2. Partner Systems and Capacity Development
a) What needs and options for Capacity Development can be identified regarding the use and strengthening of national systems in the context of development co-operation?
b) How can the basic principle of using partner countries' own systems be better implemented? What requirements arise from this for Capacity Development?
c) How can the comparative strengths of German development co-operation in the area of Capacity Development be put to use with better coordination and more partner-orientation?

3. Results Orientation in the Development Effectiveness Agenda
a) To what extent can both standard and key indicators be used and (further) developed for monitoring and measuring effectiveness in German development co-operation?
b) How can the management and political oversight of bilateral aid be improved on the basis of such key indicators?
c) How can results orientation and needs-based aid be meaningfully reconciled with one another?
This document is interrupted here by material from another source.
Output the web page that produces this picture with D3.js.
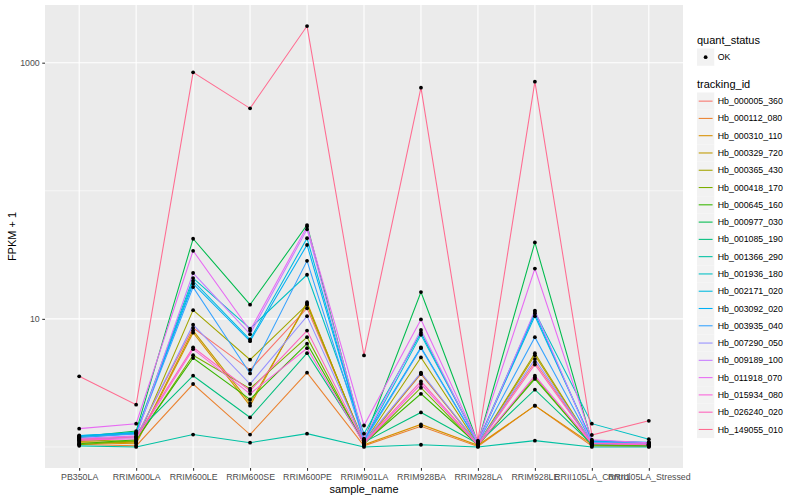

Does results orientation and selectivity result in "Aid Orphans" (countries/regions, sectors)? How should donors deal with this possible trade-off?
d) Incentive systems: What effective incentives exist for good policies and how can these be employed to best effect? How can adverse incentives be recognised and avoided in the context of Results-based Approaches (RBAs)? How can incentive systems be put to better use it other aid approaches as well?
e) How can RBA experiences be used to further the Development Effectiveness agenda (follow up to the Busan HLF etc.)? How are these to be evaluated in comparison to other aid interventions and in particular to Programme-based Approaches?

4. Results and Impact Monitoring on the Country Level
a) On what level can / should indicators be selected in order to ensure sustainable results?
b) How can joint result frameworks of the partner countries and donors strengthen the partners’ own monitoring systems?
c) On what result level (output / outcome) should these frameworks focus in order to best serve the management and monitoring of interventions and/or to provide a basis for the development of policy dialogues?
d) How can the principles of alignment and results orientation be effectively reconciled? How are they to be reconciled with and what is the role of key indicators?
e) What capacities are required on the part of both donors and partners in order to permit an effective monitoring of results and rigorous impact evaluations?
f) How can the impact of innovative aid approaches be adequately assessed?